Provided records:

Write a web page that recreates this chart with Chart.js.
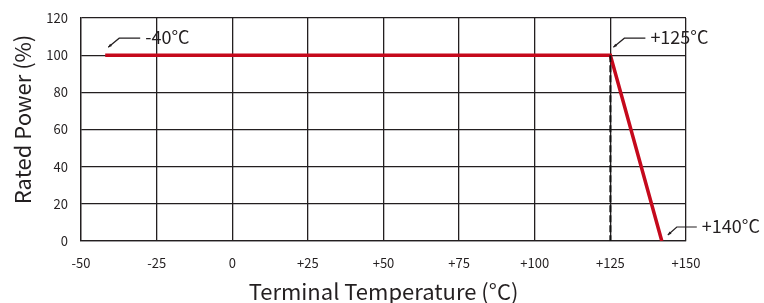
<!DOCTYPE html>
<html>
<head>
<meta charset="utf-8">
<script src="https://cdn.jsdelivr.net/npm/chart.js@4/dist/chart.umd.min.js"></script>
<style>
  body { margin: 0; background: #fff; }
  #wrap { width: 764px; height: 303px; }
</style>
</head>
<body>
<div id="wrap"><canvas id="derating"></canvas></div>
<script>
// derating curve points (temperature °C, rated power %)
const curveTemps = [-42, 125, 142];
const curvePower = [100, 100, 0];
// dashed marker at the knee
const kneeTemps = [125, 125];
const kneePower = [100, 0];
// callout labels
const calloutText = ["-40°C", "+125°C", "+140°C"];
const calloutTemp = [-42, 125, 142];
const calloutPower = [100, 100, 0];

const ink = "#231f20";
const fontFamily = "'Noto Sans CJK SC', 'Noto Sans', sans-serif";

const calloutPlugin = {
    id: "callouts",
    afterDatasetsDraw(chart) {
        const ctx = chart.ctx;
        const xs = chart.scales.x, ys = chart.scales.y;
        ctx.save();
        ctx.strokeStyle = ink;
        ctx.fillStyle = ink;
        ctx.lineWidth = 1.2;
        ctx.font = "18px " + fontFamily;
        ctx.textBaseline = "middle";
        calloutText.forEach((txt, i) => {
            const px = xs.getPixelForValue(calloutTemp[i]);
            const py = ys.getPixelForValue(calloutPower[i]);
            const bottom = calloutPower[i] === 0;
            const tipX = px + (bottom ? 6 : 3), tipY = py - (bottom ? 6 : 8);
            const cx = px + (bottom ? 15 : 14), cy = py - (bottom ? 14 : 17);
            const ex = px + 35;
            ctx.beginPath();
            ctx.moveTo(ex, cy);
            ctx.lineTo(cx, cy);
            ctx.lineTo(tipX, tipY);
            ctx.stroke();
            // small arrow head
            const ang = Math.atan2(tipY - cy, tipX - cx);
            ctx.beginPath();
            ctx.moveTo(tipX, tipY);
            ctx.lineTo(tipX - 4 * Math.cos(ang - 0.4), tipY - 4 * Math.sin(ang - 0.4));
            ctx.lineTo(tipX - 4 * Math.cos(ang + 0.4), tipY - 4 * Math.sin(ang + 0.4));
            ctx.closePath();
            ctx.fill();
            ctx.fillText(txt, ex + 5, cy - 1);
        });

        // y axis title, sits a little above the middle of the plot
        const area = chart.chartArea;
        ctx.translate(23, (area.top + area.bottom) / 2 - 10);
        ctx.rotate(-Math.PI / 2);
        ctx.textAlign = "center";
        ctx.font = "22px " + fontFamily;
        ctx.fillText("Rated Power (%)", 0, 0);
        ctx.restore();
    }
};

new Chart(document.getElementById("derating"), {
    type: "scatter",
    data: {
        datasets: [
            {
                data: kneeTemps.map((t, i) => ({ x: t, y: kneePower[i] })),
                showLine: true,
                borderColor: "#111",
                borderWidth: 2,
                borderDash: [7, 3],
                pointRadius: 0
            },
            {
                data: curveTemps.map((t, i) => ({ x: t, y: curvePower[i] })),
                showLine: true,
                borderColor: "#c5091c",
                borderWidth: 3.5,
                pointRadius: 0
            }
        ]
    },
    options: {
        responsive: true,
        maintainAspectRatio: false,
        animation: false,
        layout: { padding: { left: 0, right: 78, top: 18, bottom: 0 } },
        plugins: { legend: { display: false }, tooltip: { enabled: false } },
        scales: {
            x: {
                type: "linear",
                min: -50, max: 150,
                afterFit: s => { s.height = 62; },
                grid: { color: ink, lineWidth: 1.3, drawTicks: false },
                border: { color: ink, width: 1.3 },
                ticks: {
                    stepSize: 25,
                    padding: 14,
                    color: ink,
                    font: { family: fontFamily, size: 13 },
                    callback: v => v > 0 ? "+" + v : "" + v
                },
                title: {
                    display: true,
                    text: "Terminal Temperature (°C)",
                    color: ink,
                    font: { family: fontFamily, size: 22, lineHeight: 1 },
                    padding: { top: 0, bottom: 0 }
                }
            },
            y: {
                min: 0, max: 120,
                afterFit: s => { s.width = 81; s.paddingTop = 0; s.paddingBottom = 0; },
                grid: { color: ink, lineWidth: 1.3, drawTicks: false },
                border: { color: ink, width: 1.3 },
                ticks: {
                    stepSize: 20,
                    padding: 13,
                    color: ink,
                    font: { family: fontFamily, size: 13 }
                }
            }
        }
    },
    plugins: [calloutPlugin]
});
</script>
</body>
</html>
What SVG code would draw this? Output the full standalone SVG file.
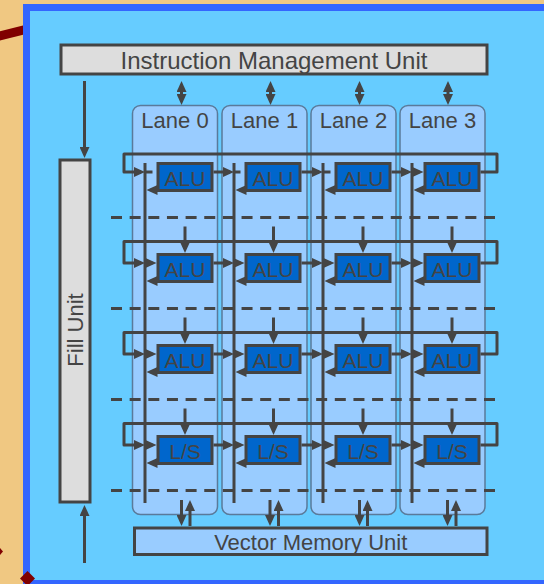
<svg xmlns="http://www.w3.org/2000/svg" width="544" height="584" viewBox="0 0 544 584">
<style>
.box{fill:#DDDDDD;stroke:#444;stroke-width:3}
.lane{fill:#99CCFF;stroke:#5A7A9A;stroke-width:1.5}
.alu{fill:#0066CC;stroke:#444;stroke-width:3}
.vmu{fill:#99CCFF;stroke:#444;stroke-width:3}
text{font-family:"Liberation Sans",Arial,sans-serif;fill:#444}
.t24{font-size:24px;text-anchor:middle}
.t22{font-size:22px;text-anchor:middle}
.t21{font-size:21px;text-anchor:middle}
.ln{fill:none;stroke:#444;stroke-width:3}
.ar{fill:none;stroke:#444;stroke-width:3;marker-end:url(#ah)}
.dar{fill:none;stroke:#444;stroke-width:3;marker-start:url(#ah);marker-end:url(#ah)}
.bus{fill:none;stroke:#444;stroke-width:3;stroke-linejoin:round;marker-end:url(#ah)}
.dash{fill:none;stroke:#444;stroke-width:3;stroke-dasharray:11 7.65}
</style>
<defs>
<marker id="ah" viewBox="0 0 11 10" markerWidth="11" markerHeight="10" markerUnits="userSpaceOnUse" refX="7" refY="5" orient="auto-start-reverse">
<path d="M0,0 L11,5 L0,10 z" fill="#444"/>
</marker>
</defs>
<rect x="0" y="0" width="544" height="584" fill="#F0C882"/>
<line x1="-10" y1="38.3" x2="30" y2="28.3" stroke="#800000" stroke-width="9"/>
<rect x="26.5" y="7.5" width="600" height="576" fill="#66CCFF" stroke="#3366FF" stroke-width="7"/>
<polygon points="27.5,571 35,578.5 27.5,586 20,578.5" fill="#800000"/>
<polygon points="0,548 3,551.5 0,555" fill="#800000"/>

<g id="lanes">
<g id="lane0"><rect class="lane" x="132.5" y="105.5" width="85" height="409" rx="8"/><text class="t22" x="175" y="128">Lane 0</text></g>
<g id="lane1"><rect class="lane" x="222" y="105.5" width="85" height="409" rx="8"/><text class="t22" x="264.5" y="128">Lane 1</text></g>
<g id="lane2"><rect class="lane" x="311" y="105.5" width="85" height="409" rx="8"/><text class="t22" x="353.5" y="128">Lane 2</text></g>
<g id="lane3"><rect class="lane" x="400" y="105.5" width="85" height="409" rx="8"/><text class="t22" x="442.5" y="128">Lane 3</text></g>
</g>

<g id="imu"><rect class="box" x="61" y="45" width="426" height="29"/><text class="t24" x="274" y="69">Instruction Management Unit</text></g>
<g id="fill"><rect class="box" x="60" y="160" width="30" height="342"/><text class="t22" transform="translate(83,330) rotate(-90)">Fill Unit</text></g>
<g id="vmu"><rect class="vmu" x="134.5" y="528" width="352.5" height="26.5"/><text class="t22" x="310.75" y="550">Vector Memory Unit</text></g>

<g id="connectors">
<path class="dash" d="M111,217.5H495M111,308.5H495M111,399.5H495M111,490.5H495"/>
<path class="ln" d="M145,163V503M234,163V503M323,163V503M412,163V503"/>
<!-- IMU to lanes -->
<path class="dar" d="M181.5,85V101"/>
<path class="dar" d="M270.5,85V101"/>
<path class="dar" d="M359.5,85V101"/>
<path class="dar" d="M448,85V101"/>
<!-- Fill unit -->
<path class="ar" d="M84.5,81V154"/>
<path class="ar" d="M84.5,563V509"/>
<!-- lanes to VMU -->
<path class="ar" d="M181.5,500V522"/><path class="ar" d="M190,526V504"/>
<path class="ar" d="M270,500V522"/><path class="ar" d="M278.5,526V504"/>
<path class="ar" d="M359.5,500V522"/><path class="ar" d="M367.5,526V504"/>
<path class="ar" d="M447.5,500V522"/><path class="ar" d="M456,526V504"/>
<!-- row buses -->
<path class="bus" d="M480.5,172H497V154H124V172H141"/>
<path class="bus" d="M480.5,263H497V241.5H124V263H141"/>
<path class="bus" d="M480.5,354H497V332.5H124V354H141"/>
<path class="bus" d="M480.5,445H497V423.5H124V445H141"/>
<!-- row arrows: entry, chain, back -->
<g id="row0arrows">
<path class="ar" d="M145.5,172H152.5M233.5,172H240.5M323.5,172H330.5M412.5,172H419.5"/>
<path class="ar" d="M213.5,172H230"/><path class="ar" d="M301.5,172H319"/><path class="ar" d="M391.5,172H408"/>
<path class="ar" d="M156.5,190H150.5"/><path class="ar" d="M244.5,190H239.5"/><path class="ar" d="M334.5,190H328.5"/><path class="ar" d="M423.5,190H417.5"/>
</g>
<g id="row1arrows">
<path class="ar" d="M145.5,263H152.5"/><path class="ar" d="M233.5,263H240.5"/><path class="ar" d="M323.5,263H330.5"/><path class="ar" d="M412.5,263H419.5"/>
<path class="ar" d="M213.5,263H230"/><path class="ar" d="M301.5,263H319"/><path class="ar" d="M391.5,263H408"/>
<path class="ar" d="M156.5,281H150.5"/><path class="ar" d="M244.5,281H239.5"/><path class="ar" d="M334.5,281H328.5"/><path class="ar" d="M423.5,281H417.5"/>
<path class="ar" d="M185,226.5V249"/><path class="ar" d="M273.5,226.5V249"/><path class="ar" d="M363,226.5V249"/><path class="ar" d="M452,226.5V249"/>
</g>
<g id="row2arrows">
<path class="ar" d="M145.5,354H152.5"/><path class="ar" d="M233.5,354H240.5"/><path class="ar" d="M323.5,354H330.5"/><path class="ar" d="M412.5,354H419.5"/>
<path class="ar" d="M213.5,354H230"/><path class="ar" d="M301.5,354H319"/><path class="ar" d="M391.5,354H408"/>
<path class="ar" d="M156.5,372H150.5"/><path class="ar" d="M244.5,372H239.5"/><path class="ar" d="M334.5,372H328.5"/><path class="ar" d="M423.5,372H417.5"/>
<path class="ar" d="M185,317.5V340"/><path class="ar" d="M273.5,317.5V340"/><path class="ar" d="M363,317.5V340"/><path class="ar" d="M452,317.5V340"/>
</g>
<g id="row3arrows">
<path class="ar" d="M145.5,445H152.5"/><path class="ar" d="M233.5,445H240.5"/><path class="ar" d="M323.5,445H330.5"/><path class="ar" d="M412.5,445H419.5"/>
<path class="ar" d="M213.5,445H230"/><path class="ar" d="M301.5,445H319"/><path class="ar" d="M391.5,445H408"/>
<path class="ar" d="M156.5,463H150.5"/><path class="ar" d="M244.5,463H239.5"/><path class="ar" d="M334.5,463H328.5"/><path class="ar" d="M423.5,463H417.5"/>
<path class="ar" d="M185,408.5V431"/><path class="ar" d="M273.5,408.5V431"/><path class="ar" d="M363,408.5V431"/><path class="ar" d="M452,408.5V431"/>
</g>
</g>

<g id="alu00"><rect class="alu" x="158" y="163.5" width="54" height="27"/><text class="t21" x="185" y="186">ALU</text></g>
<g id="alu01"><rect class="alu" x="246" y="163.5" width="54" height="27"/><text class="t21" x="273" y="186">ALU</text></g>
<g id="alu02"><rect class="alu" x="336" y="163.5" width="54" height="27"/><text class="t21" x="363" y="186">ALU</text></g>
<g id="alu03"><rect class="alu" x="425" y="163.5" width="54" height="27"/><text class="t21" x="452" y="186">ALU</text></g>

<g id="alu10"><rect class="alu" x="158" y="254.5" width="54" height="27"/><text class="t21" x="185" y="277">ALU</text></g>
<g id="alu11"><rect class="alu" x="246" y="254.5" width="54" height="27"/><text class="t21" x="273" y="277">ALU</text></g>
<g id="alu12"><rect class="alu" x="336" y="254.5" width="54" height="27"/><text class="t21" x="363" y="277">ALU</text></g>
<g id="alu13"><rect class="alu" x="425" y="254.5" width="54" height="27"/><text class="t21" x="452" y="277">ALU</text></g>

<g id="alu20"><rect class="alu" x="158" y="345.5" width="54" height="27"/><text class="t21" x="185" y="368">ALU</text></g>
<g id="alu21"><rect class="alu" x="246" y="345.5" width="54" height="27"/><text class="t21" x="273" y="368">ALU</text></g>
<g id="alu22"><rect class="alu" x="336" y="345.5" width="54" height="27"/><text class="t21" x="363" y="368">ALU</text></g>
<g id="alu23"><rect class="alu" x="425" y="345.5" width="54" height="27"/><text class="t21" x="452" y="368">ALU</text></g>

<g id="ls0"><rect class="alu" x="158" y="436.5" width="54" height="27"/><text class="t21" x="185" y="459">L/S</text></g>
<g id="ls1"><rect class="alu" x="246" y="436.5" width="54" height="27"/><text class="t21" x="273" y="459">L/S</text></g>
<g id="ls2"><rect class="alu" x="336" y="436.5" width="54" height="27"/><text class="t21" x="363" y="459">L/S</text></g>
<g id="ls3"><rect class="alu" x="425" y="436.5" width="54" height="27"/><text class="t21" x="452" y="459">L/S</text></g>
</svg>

---

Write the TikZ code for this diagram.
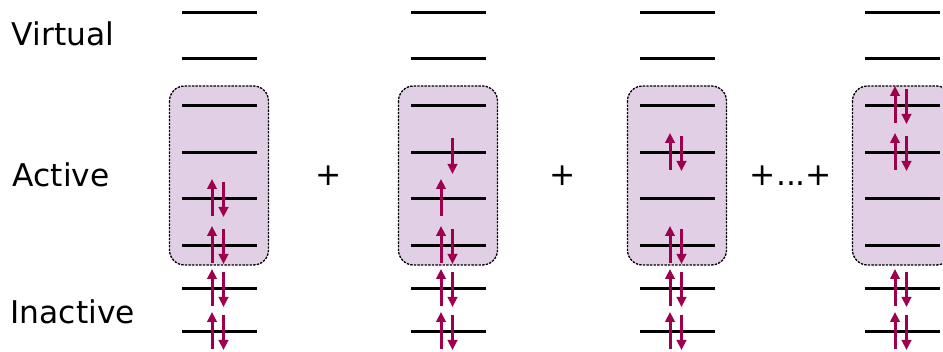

--

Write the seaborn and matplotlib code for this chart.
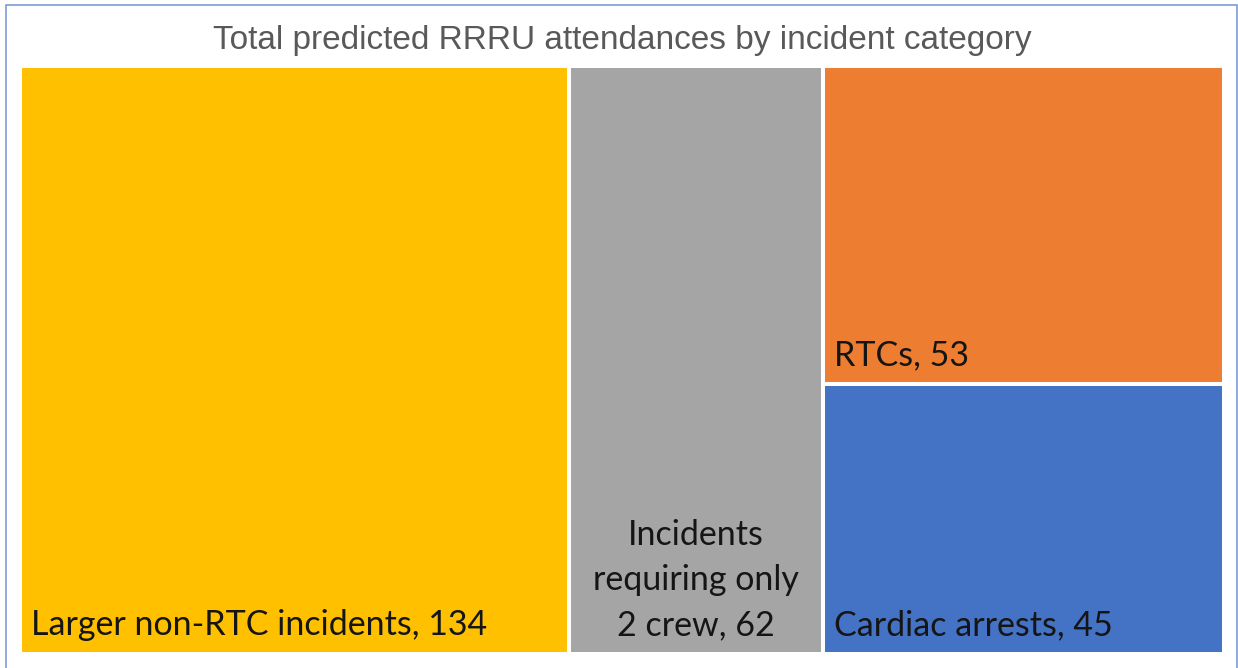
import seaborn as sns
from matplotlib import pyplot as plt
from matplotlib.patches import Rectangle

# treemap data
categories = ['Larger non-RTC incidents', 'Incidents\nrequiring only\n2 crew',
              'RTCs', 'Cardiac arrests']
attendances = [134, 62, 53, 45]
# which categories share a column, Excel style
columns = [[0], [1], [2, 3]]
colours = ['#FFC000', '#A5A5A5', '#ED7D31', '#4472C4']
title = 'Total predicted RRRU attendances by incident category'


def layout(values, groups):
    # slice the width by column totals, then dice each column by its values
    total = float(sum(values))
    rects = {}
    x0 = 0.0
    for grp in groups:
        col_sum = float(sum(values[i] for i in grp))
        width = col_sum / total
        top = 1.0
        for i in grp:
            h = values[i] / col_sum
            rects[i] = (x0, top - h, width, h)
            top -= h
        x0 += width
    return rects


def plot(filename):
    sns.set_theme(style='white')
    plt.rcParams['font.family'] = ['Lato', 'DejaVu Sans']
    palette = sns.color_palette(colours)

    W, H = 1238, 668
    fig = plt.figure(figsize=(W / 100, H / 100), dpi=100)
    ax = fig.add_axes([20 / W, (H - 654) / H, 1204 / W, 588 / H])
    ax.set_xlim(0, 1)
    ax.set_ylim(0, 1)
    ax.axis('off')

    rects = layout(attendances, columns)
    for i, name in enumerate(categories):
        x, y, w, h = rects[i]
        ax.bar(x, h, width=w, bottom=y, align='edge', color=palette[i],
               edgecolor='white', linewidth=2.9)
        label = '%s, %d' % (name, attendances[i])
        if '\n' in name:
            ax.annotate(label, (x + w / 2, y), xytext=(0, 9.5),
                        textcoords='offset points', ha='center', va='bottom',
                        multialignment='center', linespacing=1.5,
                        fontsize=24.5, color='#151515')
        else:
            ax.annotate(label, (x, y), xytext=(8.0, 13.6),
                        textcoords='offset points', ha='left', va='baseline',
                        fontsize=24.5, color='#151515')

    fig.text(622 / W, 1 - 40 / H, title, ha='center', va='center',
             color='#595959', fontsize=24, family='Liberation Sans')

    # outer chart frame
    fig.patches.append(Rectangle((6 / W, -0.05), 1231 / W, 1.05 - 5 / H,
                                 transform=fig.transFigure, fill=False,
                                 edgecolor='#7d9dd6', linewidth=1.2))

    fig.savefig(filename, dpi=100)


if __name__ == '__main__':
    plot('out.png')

Work to be completed:
From the line containing "Write the seaborn" to the line containing "from matplotlib.patches import Rectangle", both lines included, give the text again exactly, without any pictures.

Exercise solution:
Write the seaborn and matplotlib code for this chart.
import seaborn as sns
from matplotlib import pyplot as plt
from matplotlib.patches import Rectangle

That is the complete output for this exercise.